▸ Records provided
________________
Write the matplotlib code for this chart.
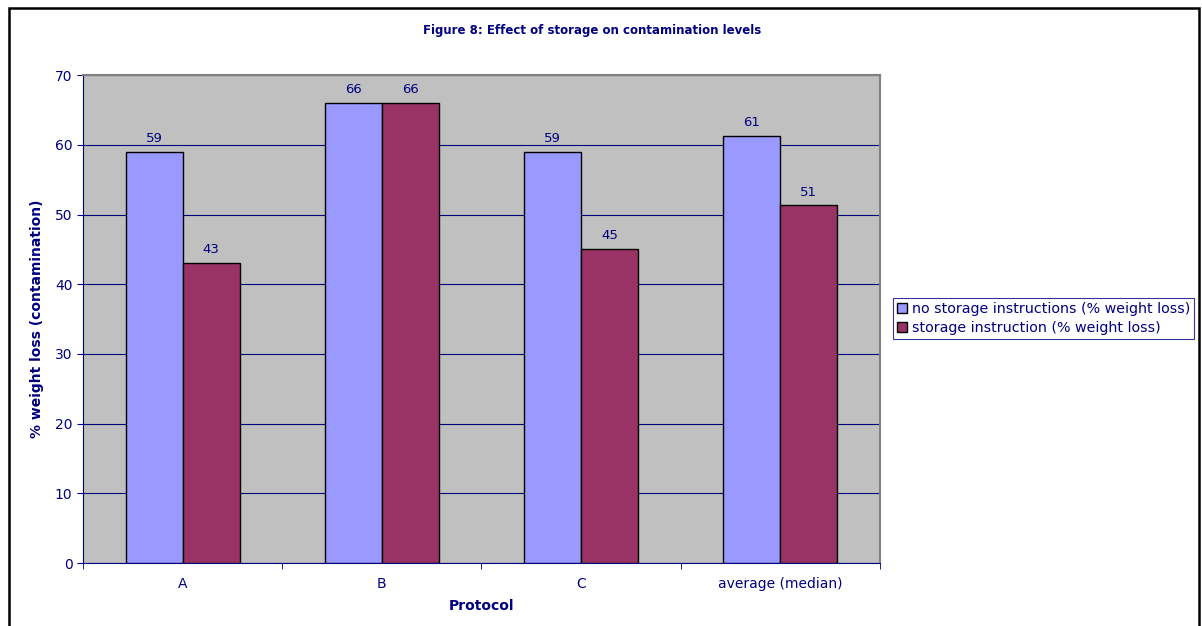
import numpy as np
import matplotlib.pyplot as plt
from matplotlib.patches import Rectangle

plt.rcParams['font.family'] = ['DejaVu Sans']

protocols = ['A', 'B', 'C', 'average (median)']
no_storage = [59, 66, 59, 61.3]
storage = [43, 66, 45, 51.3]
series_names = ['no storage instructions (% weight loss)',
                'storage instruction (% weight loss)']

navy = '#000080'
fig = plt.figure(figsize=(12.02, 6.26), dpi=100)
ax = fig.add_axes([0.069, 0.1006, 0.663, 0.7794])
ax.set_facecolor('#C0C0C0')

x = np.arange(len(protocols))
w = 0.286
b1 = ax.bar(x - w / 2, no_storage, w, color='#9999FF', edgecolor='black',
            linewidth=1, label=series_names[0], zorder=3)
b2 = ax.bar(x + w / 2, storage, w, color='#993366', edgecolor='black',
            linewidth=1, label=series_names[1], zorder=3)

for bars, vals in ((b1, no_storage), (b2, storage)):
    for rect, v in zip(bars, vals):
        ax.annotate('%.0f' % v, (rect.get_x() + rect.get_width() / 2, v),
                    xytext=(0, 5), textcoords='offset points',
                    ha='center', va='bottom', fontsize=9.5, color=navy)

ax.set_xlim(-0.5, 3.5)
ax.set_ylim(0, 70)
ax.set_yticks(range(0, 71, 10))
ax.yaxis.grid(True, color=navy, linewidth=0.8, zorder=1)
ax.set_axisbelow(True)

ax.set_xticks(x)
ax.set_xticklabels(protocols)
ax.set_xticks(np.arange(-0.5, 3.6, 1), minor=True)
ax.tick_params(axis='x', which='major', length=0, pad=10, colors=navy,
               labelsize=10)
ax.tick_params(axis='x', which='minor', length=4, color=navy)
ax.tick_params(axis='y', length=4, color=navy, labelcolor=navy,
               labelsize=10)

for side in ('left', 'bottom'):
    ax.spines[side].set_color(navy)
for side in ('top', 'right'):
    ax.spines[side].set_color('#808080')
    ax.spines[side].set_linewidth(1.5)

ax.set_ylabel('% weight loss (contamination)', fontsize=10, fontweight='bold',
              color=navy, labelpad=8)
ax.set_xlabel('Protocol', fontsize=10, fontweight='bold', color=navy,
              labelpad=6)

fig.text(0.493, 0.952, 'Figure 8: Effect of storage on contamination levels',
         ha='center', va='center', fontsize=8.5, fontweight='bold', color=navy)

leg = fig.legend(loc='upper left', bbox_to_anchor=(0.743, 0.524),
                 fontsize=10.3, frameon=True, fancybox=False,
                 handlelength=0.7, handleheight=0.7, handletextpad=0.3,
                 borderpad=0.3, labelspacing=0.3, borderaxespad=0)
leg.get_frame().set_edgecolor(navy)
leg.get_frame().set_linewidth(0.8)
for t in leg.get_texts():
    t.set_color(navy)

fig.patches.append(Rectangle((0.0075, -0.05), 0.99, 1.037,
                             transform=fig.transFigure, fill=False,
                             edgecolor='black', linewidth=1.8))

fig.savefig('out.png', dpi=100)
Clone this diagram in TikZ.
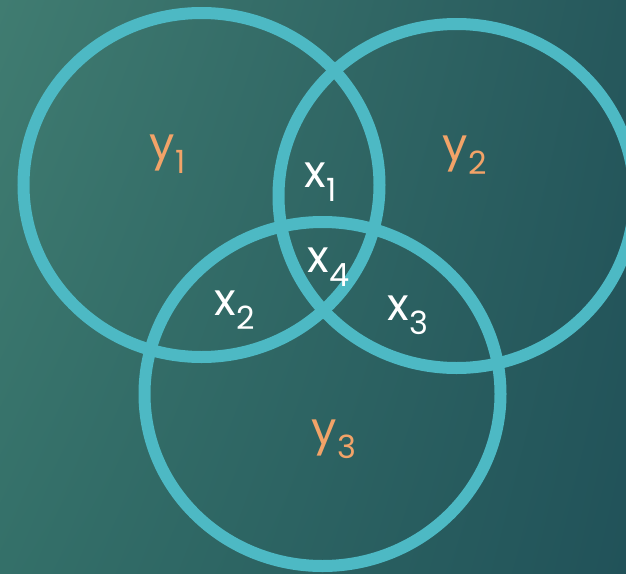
________________
▸ Task requirements
Drop the images and quote the entries word for word.

▸ Task answer
Write the matplotlib code for this chart.
import numpy as np
import matplotlib.pyplot as plt
from matplotlib.patches import Rectangle

plt.rcParams['font.family'] = ['DejaVu Sans']

protocols = ['A', 'B', 'C', 'average (median)']
no_storage = [59, 66, 59, 61.3]
storage = [43, 66, 45, 51.3]
series_names = ['no storage instructions (% weight loss)',
                'storage instruction (% weight loss)']

navy = '#000080'
fig = plt.figure(figsize=(12.02, 6.26), dpi=100)
ax = fig.add_axes([0.069, 0.1006, 0.663, 0.7794])
ax.set_facecolor('#C0C0C0')

x = np.arange(len(protocols))
w = 0.286
b1 = ax.bar(x - w / 2, no_storage, w, color='#9999FF', edgecolor='black',
            linewidth=1, label=series_names[0], zorder=3)
b2 = ax.bar(x + w / 2, storage, w, color='#993366', edgecolor='black',
            linewidth=1, label=series_names[1], zorder=3)

for bars, vals in ((b1, no_storage), (b2, storage)):
    for rect, v in zip(bars, vals):
        ax.annotate('%.0f' % v, (rect.get_x() + rect.get_width() / 2, v),
                    xytext=(0, 5), textcoords='offset points',
                    ha='center', va='bottom', fontsize=9.5, color=navy)

ax.set_xlim(-0.5, 3.5)
ax.set_ylim(0, 70)
ax.set_yticks(range(0, 71, 10))
ax.yaxis.grid(True, color=navy, linewidth=0.8, zorder=1)
ax.set_axisbelow(True)

ax.set_xticks(x)
ax.set_xticklabels(protocols)
ax.set_xticks(np.arange(-0.5, 3.6, 1), minor=True)
ax.tick_params(axis='x', which='major', length=0, pad=10, colors=navy,
               labelsize=10)
ax.tick_params(axis='x', which='minor', length=4, color=navy)
ax.tick_params(axis='y', length=4, color=navy, labelcolor=navy,
               labelsize=10)

for side in ('left', 'bottom'):
    ax.spines[side].set_color(navy)
for side in ('top', 'right'):
    ax.spines[side].set_color('#808080')
    ax.spines[side].set_linewidth(1.5)

ax.set_ylabel('% weight loss (contamination)', fontsize=10, fontweight='bold',
              color=navy, labelpad=8)
ax.set_xlabel('Protocol', fontsize=10, fontweight='bold', color=navy,
              labelpad=6)

fig.text(0.493, 0.952, 'Figure 8: Effect of storage on contamination levels',
         ha='center', va='center', fontsize=8.5, fontweight='bold', color=navy)

leg = fig.legend(loc='upper left', bbox_to_anchor=(0.743, 0.524),
                 fontsize=10.3, frameon=True, fancybox=False,
                 handlelength=0.7, handleheight=0.7, handletextpad=0.3,
                 borderpad=0.3, labelspacing=0.3, borderaxespad=0)
leg.get_frame().set_edgecolor(navy)
leg.get_frame().set_linewidth(0.8)
for t in leg.get_texts():
    t.set_color(navy)

fig.patches.append(Rectangle((0.0075, -0.05), 0.99, 1.037,
                             transform=fig.transFigure, fill=False,
                             edgecolor='black', linewidth=1.8))

fig.savefig('out.png', dpi=100)
Clone this diagram in TikZ.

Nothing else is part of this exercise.